It’s time to look into Santa’s sack for some great new regional books from the University of Iowa Press that will be sure to delight Midlanders everywhere.
My favorite new item is the beautiful—and understated—Iowa Nature Calendar ($15.95). Becoming native to place means knowing your co-habitating flora and fauna. This lovely calendar helps you celebrate the seasons and make life-place connections. As a perpetual calendar, it simply lists the days by number, sans days of the week, for each month. A line follows each date, but rather than noting your doctor’s appointment or child’s band concert, I’d suggest jotting down the first snow, the first spring cardinal in your backyard, that big hailstorm, the night you saw the Northern Lights, and so forth.
Authors Jean Prior and James Sandrock have already given you many natural events to observe and honor. You’ll learn Native American names for each month’s full moon (here in December it’s the Long Night Moon), animal behavior (meadowlarks, bluebirds, and others may overwinter in December if the weather is mild), significant dates (the Winter Solstice is December 21 or 22), and good things to do (this month, make a winter wreath of berries, fruit, and suet for the birds; also look for river otter slides along muddy banks of creeks and rivers).
Each month features a gorgeous woodcut-style illustration of an Iowa native bird by award-winning artist Claudia McGehee(like the illustration at right). If your gift recipients don’t love this delightful little item, they must be robots.
In more traditional book form, but no less enchanting, is Tom Savage’s A Dictionary of Iowa Place-Names ($19.95, paper), a perfect book for pure reading pleasure, place-based education, conversation with family and friends, and, honestly, “throne room” reading (I consider that an honorific!). What it probably isn’t good for is argument-settling—say, if you’re fighting over whether Ionia is a name imported from Michigan by way of Asia Minor, or from a guy who told a railroad official, “I don’t care what you call it, I own the lumberyard, I own that land, I own that building.”
This is not to say that Savage hasn’t done his homework—these origins of place-names for Iowa’s counties and towns have been meticulously documented. Many of these sources, though, are not scholarly. Some tales of nomenclature documented in community histories, old newspaper articles, and emails from city clerks might be just as folkloric as asking Ol’ Zeb down at the coffee shop.
The stories behind many names are pedestrian (“transfer names,” like Lansing, are just imports from other states, and there are lots of names that come from big shots’ kids).
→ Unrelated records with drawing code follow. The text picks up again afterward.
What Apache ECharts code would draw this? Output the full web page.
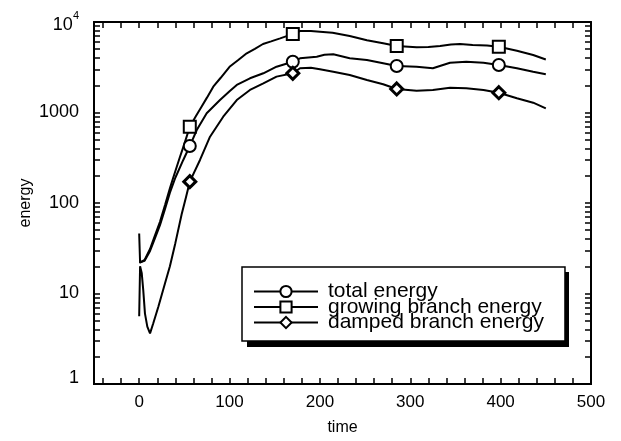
<!DOCTYPE html>
<html>
<head>
<meta charset="utf-8">
<script src="https://cdn.jsdelivr.net/npm/echarts@6/dist/echarts.min.js"></script>
<style>
  html, body { margin: 0; padding: 0; background: #fff; }
  #main { width: 621px; height: 441px; }
</style>
</head>
<body>
<div id="main"></div>
<script>
// valores (tiempo, energia)
var totalTime = [0, 6, 12, 17.5, 23, 28.6, 34, 40, 48.8, 56, 63.7, 74.7, 89.4, 100, 108, 122.6, 137.4, 152, 170, 178, 196.5, 205, 214.8, 233, 252, 270, 285, 307, 325, 344, 362, 381, 398, 418, 436, 450];
var totalEnergy = [22, 23, 29.5, 41, 57, 86, 130, 190, 299, 426, 641, 980, 1374, 1720, 2015, 2388, 2713, 3207, 3640, 3970, 4140, 4350, 4400, 3970, 3800, 3500, 3265, 3210, 3080, 3550, 3640, 3550, 3350, 3080, 2825, 2650];

var growingTime = [0, 1, 6, 12, 17.5, 23, 28.6, 34, 38, 45, 50, 56, 63, 69, 75, 82, 90, 100, 110, 119, 128, 137, 146, 156, 164, 170, 178, 190, 200, 214, 233, 252, 270, 285, 307, 320, 333, 345, 355, 369, 385, 398, 418, 436, 450];
var growingEnergy = [46, 22, 23.5, 31, 44, 62, 95, 145, 195, 320, 450, 697, 920, 1160, 1460, 1930, 2405, 3200, 3820, 4510, 5060, 5715, 6115, 6600, 7030, 7365, 7950, 7950, 7815, 7620, 7000, 6300, 5820, 5430, 5250, 5300, 5430, 5650, 5720, 5570, 5500, 5330, 4820, 4320, 3850];

var dampedTime = [0, 1, 2.8, 4.5, 6.4, 9, 12, 15.6, 21.2, 28.6, 34, 40, 47, 52, 56, 67.3, 78.4, 93, 108, 122.6, 137.4, 152, 170, 178, 190, 200, 214.8, 233, 252, 270, 285, 307, 325, 344, 362, 381, 398, 418, 436, 450];
var dampedEnergy = [5.6, 20, 16.9, 10.9, 6.0, 4.3, 3.63, 4.69, 7.15, 13, 20, 36, 75, 118, 172, 299, 540, 899, 1374, 1775, 2100, 2490, 2713, 3080, 3120, 3000, 2825, 2595, 2285, 2050, 1820, 1742, 1775, 1880, 1850, 1775, 1655, 1435, 1283, 1113];

// tiempos donde se dibujan los marcadores
var markerTimes = [56, 170, 285, 398];

// marcas de los ejes
var xLabelValues = [0, 100, 200, 300, 400, 500];
var xTickValues = [-40, -20, 0, 20, 40, 60, 80, 100, 120, 140, 160, 180, 200, 220, 240, 260, 280, 300, 320, 340, 360, 380, 400, 420, 440, 460, 480];
var yLabelValues = [1, 10, 100, 1000, 10000];
var yTickValues = yLabelValues.slice();
yLabelValues.slice(0, 4).forEach(function (d) {
  for (var k = 2; k <= 9; k++) yTickValues.push(d * k);
});

var font = '"Liberation Sans", Arial, Helvetica, sans-serif';

function buildData(times, values, symbol) {
  return times.map(function (t, i) {
    return { value: [t, values[i]], symbol: markerTimes.indexOf(t) >= 0 ? symbol : 'none' };
  });
}

// eje del marco (linea negra)
function frameAxis(type, pos) {
  var ax = {
    type: type, position: pos, gridIndex: 0,
    axisLine: { show: true, onZero: false, lineStyle: { color: '#000', width: 2 } },
    axisTick: { show: false },
    axisLabel: { show: false },
    splitLine: { show: false }
  };
  if (type === 'log') { ax.min = 1; ax.max = 10000; }
  else { ax.min = -50; ax.max = 500; }
  return ax;
}

// eje con marcas hacia dentro
function tickAxis(type, pos, ticks, len) {
  var ax = frameAxis(type, pos);
  ax.axisTick = { show: true, inside: true, length: len, customValues: ticks, lineStyle: { color: '#000', width: 1.5 } };
  return ax;
}

var xMain = frameAxis('value', 'bottom');
xMain.axisLabel = { show: true, customValues: xLabelValues, margin: 10, color: '#000', fontSize: 17, fontFamily: font };
xMain.name = 'time';
xMain.nameLocation = 'middle';
xMain.nameGap = 36;
xMain.nameMoveOverlap = false;
xMain.nameTextStyle = { color: '#000', fontSize: 16, fontFamily: font };

var yMain = frameAxis('log', 'left');
yMain.axisLabel = {
  show: true, customValues: yLabelValues, margin: 15, color: '#000', fontSize: 18, fontFamily: font,
  formatter: function (v) {
    if (v >= 9999) return '{b|10}{s|4}';
    if (v <= 1.0001) return '{lo|1}';
    return String(Math.round(v));
  },
  rich: {
    b: { fontSize: 18, fontFamily: font, color: '#000', padding: [6, 0, 0, 0] },
    s: { fontSize: 11, fontFamily: font, color: '#000', verticalAlign: 'top' },
    lo: { fontSize: 18, fontFamily: font, color: '#000', padding: [0, 0, 12, 0] }
  }
};
yMain.name = 'energy';
yMain.nameLocation = 'middle';
yMain.nameGap = 60;
yMain.nameMoveOverlap = false;
yMain.nameTextStyle = { color: '#000', fontSize: 16, fontFamily: font };

var chart = echarts.init(document.getElementById('main'));

var option = {
  animation: false,
  backgroundColor: '#fff',
  grid: { left: 94, right: 30, top: 22, bottom: 57 },
  xAxis: [
    xMain,
    tickAxis('value', 'bottom', xTickValues, 6),
    tickAxis('value', 'top', xTickValues, 6)
  ],
  yAxis: [
    yMain,
    tickAxis('log', 'left', yTickValues, 6),
    tickAxis('log', 'right', yTickValues, 6)
  ],
  // sombra negra del cuadro de la leyenda
  graphic: [{
    type: 'rect', left: 247, top: 272, z: 90,
    shape: { width: 322, height: 75 },
    style: { fill: '#000' }
  }],
  legend: {
    orient: 'vertical',
    left: 242,
    top: 267,
    z: 100,
    padding: [14, 21, 8, 11],
    itemGap: -5.5,
    itemWidth: 64,
    itemHeight: 14,
    selectedMode: false,
    backgroundColor: '#fff',
    borderColor: '#000',
    borderWidth: 1.5,
    borderRadius: 0,
    textStyle: { color: '#000', fontSize: 21, fontFamily: font, padding: [0, 0, 0, 5] },
    data: ['total energy', 'growing branch energy', 'damped branch energy']
  },
  series: [
    {
      name: 'total energy', type: 'line', xAxisIndex: 0, yAxisIndex: 0,
      data: buildData(totalTime, totalEnergy, 'circle'),
      symbol: 'circle', symbolSize: 12, showSymbol: true, showAllSymbol: true,
      lineStyle: { color: '#000', width: 2 },
      itemStyle: { color: '#fff', borderColor: '#000', borderWidth: 2 },
      z: 3
    },
    {
      name: 'growing branch energy', type: 'line', xAxisIndex: 0, yAxisIndex: 0,
      data: buildData(growingTime, growingEnergy, 'rect'),
      symbol: 'rect', symbolSize: 12, showSymbol: true, showAllSymbol: true,
      lineStyle: { color: '#000', width: 2 },
      itemStyle: { color: '#fff', borderColor: '#000', borderWidth: 2 },
      z: 3
    },
    {
      name: 'damped branch energy', type: 'line', xAxisIndex: 0, yAxisIndex: 0,
      data: buildData(dampedTime, dampedEnergy, 'diamond'),
      symbol: 'diamond', symbolSize: 12, showSymbol: true, showAllSymbol: true,
      lineStyle: { color: '#000', width: 2 },
      itemStyle: { color: '#fff', borderColor: '#000', borderWidth: 3 },
      z: 3
    }
  ]
};

chart.setOption(option);
</script>
</body>
</html>
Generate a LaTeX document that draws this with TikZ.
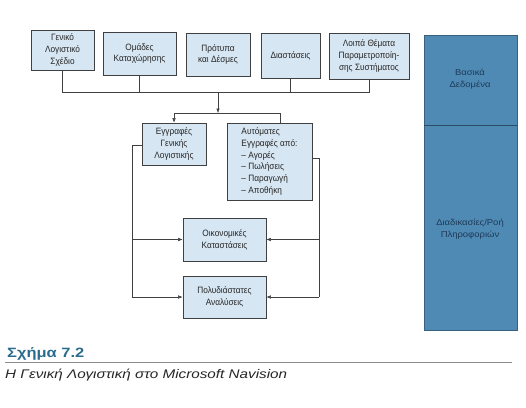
\documentclass[tikz,border=0pt]{standalone}
\usepackage{fontspec}
\setmainfont{Liberation Sans}
\newfontfamily\boxfont[FakeStretch=0.9]{Liberation Sans}
\newfontfamily\capfont[FakeStretch=1.22]{Liberation Sans}
\newfontfamily\colfont[FakeStretch=1.1]{Liberation Sans}
\usetikzlibrary{arrows.meta}
\definecolor{boxfill}{HTML}{D6E6F2}
\definecolor{colfill}{HTML}{4F8AB5}
\definecolor{coltext}{HTML}{1E3A56}
\definecolor{captcol}{HTML}{2B6C8E}
\begin{document}
\begin{tikzpicture}[x=1pt,y=-1pt,
  box/.style={draw=black!75, line width=0.6pt, fill=boxfill, inner sep=1pt, align=center,
     font=\boxfont\fontsize{9.2}{11.8}\selectfont, text=black!85},
  conn/.style={draw=black!75, line width=0.5pt},
  arr/.style={conn, -{Latex[length=4.5pt,width=3.5pt]}}]
\useasboundingbox (0,0) rectangle (526,407);
% right column
\node[draw=colfill!70!black, fill=colfill, minimum width=93pt, minimum height=295pt, inner sep=0pt] (col) at (470.5,182.5) {};
\draw[draw=colfill!55!black, line width=0.6pt] (424,125) coordinate (d1) -- (517,125) coordinate (d2);
\node[align=center, text=coltext, font=\colfont\fontsize{8.6}{12}\selectfont] (t1) at (470,79) {Βασικά\\Δεδομένα};
\node[align=center, text=coltext, font=\colfont\fontsize{8.6}{12}\selectfont] (t2) at (470,229) {Διαδικασίες/Ροή\\Πληροφοριών};
% top boxes
\node[box, minimum width=63pt, minimum height=40pt] (b1) at (62.5,50) {Γενικό\\Λογιστικό\\Σχέδιο};
\node[box, minimum width=73pt, minimum height=43pt] (b2) at (139.5,53.5) {Ομάδες\\Καταχώρησης};
\node[box, minimum width=64pt, minimum height=43pt] (b3) at (218,54.5) {Πρότυπα\\και Δέσμες};
\node[box, minimum width=59pt, minimum height=45pt] (b4) at (290.5,55.5) {Διαστάσεις};
\node[box, minimum width=80pt, minimum height=46pt] (b5) at (369,56) {Λοιπά Θέματα\\Παραμετροποίη-\\σης Συστήματος};
% bus
\coordinate (bus1) at (b1.south |- 0,92);
\coordinate (bus5) at (b5.south |- 0,92);
\coordinate (busm) at (218,92);
\draw[conn] (b1.south) -- (bus1) -- (bus5) -- (b5.south);
\draw[conn] (b2.south) -- (b2.south |- bus1);
\draw[conn] (b4.south) -- (b4.south |- bus1);
% middle boxes
\node[box, minimum width=64pt, minimum height=42pt] (e1) at (174,144) {Εγγραφές\\Γενικής\\Λογιστικής};
\node[box, minimum width=85pt, minimum height=77pt, align=left] (e2) at (269.5,161.5) {Αυτόματες\\Εγγραφές από:\\– Αγορές\\– Πωλήσεις\\– Παραγωγή\\– Αποθήκη};
\coordinate (jm) at (218,113);
\coordinate (jl) at (e1.north |- jm);
\coordinate (jr) at (280,113);
\draw[arr] (busm) -- (jm);
\draw[conn] (jl) -- (jr) -- (jr |- e2.north);
\draw[arr] (jl) -- (e1.north);
% bottom boxes
\node[box, minimum width=83pt, minimum height=43pt] (o1) at (224.5,239.5) {Οικονομικές\\Καταστάσεις};
\node[box, minimum width=83pt, minimum height=42pt] (o2) at (224.5,297) {Πολυδιάστατες\\Αναλύσεις};
\coordinate (lt) at (132,145);
\coordinate (lm) at (132,239.5);
\coordinate (lb) at (132,297);
\coordinate (rt) at (319,158);
\coordinate (rm) at (319,239.5);
\coordinate (rb) at (319,297);
\draw[conn] (e1.west |- lt) -- (lt) -- (lb);
\draw[arr] (lm) -- (o1.west);
\draw[arr] (lb) -- (o2.west);
\draw[conn] (e2.east |- rt) -- (rt) -- (rb);
\draw[arr] (rm) -- (o1.east);
\draw[arr] (rb) -- (o2.east);
% caption
\node[anchor=base west, inner sep=0pt, text=captcol, font=\capfont\fontsize{13.5}{15}\selectfont\bfseries] (cap1) at (7,357) {Σχήμα 7.2};
\draw[black!45, line width=0.6pt] (5,362) coordinate (c1) -- (512,362) coordinate (c2);
\node[anchor=base west, inner sep=0pt, text=black!85, font=\capfont\fontsize{12.5}{14}\selectfont\itshape] (cap2) at (5,378) {Η Γενική Λογιστική στο Microsoft Navision};
\end{tikzpicture}
\end{document}
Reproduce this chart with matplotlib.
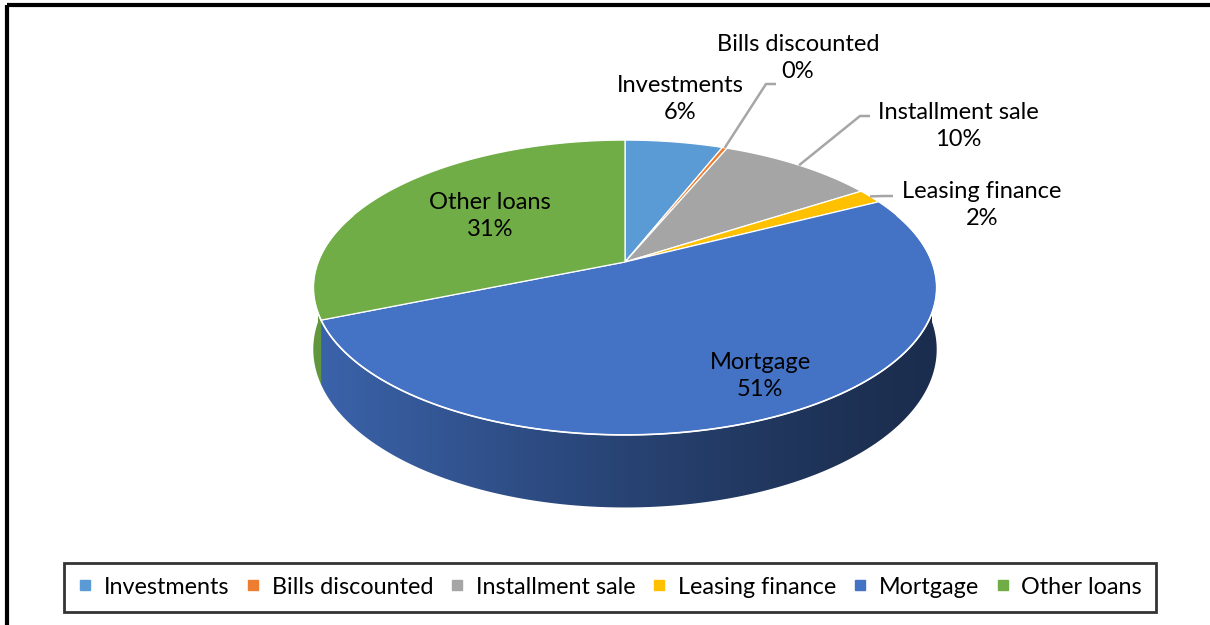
import numpy as np
import matplotlib
matplotlib.use("Agg")
import matplotlib.pyplot as plt
from matplotlib.patches import Polygon, Rectangle
from matplotlib.lines import Line2D
from matplotlib.colors import to_rgb

# data (percent of portfolio)
categories = ["Investments", "Bills discounted", "Installment sale",
              "Leasing finance", "Mortgage", "Other loans"]
shares = [6.0, 0.3, 9.6, 1.6, 51.3, 31.2]
colors = ["#5B9BD5", "#ED7D31", "#A5A5A5", "#FFC000", "#4472C4", "#70AD47"]

plt.rcParams["font.family"] = ["Lato", "DejaVu Sans"]
plt.rcParams["image.composite_image"] = False

# 3d pie geometry in pixel space
cx, cy = 625, 262
A, B, k, D = 307, 143, 0.173, 60


def project(t):
    x, y = np.cos(t), np.sin(t)
    w = 1 + k * y
    return cx + A * x / w, cy - B * y / w, D / w


def shade(xpix):
    # light from the left: brighter on the left of the wall
    c = np.clip((xpix - cx) / A, -1, 1)
    return 0.40 + 0.47 * ((1 - c) / 2) ** 1.3


fig = plt.figure(figsize=(12.1, 6.25), dpi=100)
ax = fig.add_axes([0, 0, 1, 1])
ax.axis("off")

# slice angles, excel style: start at 12 o'clock, clockwise
total = sum(shares)
cum = np.concatenate([[0], np.cumsum(shares)]) / total
t_start = np.radians(90 - cum[:-1] * 360)
t_end = np.radians(90 - cum[1:] * 360)

# side wall, front half only (t in [-pi, 0])
for i in range(len(shares)):
    lo, hi = t_end[i], t_start[i]
    for shift in (0, -2 * np.pi, 2 * np.pi):
        l2, h2 = max(lo + shift, -np.pi), min(hi + shift, 0)
        if h2 <= l2:
            continue
        tt = np.linspace(l2, h2, 300)
        xs, ys, ds = project(tt)
        pts = list(zip(xs, ys)) + list(zip(xs[::-1], (ys + ds)[::-1]))
        poly = Polygon(pts, closed=True, facecolor="none",
                       edgecolor="none", zorder=2)
        ax.add_patch(poly)
        gx = np.linspace(xs.min(), xs.max(), 400)
        img = np.array(to_rgb(colors[i]))[None, None, :] * \
            shade(gx)[None, :, None]
        im = ax.imshow(img, extent=(gx[0], gx[-1], (ys + ds).max() + 1,
                                    ys.min() - 1),
                       aspect="auto", interpolation="bilinear", zorder=2)
        im.set_clip_path(poly)

ax.set_xlim(0, 1210)
ax.set_ylim(625, 0)

# top face
for i in range(len(shares)):
    tt = np.linspace(t_start[i], t_end[i], 200)
    xs, ys, _ = project(tt)
    pts = [(cx, cy)] + list(zip(xs, ys))
    ax.add_patch(Polygon(pts, closed=True, facecolor=colors[i],
                         edgecolor="white", lw=0.9, zorder=3))

# light rim on the front edge
tt = np.radians(np.linspace(-200, 20, 400))
xs, ys, _ = project(tt)
ax.plot(xs, ys, color="white", lw=1.2, zorder=4)

# data labels
lab_pos = {
    "Investments": (680, 99),
    "Bills discounted": (798, 58),
    "Installment sale": (958, 126),
    "Leasing finance": (982, 205),
    "Mortgage": (760, 376),
    "Other loans": (490, 216),
}
leader_end = {
    "Bills discounted": (776, 84),
    "Installment sale": (870, 116),
    "Leasing finance": (893, 196),
}
for i, name in enumerate(categories):
    x, y = lab_pos[name]
    ax.text(x, y, f"{name}\n{shares[i] / total * 100:.0f}%", ha="center",
            va="center", fontsize=17, linespacing=1.35, color="black",
            zorder=6)
    if name in leader_end:
        tm = (t_start[i] + t_end[i]) / 2
        px, py, _ = project(tm)
        ex, ey = leader_end[name]
        ax.plot([px, ex - 10, ex], [py, ey, ey], color="#A6A6A6", lw=1.8,
                zorder=5, solid_capstyle="butt")

# outer chart border
ax.add_patch(Rectangle((7, 5), 1400, 800, fill=False, edgecolor="black",
                       lw=3, zorder=7))

handles = [Line2D([], [], marker="s", linestyle="", markersize=7,
                  markerfacecolor=c, markeredgecolor=c) for c in colors]
leg = fig.legend(handles, categories, loc="center", ncol=6,
                 bbox_to_anchor=(610 / 1210, 1 - 587 / 625), frameon=True,
                 fancybox=False, edgecolor="black", fontsize=16.8,
                 handlelength=0.6, handletextpad=0.5, columnspacing=0.72,
                 borderpad=0.6, borderaxespad=0)
leg.get_frame().set_linewidth(2)

fig.savefig("out.png", dpi=100)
A number are exotic (Elkader is named after Abd El Kader, an Algerian emir who resisted French invaders). Many are charming (Primghar is an acronym of the town’s founding fathers, complete with a poem memorializing the origin; I would have loved to have met “Albright, the joker, with his jokes all at par”). No matter the verifiability of the information, the book offers a delightful and enlightening glimpse into the culture and history of the state.
Although killing one’s spouse isn’t exactly a cup of Yuletide cheer, I know there are plenty of you who like a good murder mystery or true crime story. Midnight Assassin: A Murder in America’s Heartland ($19.95, paper), by Patricia L. Bryan and Thomas Wolf, is no lurid potboiler, but rather a well-documented true story told in narrative form by a University of North Carolina law professor and her husband, an Iowa Writers’ Workshop alum.
In the middle of the night on December 1, 1900, John Hossack, a well-respected farmer near Indianola, was axe-murdered in his bed. His wife, Margaret, was accused of the crime—the family had a history of conflict and abuse—and brought to trial. In good Dick Wolf fashion, we are told the story of the crime and its courtroom prosecution in equally wonderful detail.
But this story is multifaceted. Midnight Assassin is also a fascinating study of Midwestern farm community life at the turn of the 20th century. For example, despite the widespread knowledge of the Hossack family’s penchant for inter-familial violence, few people asked questions or interfered. When a community “intervention” of sorts occurred, the advice to the family was to stop telling everybody about their problems, because such disputes are private matters.
Gender issues underlie everything. Was this a woman who had little other choice than to kill her abusive husband in such a cultural milieu? How can a woman receive justice when she is judged by a jury of his peers?
And for those with a literary bent, one of the important “plots” of the book is the reportage of one Susan Glaspell, who is early in her career and covering the story for the Des Moines Daily News. Glaspell’s most well-known work, the play Trifles, is based on the Hossack murder story, as is her classic short story “A Jury of Her Peers.”
This is an excellent book of Iowa history, cultural archaeology, literary history, and narrative crime journalism. It can serve as a wonderful gift for several readers on your list with different interests.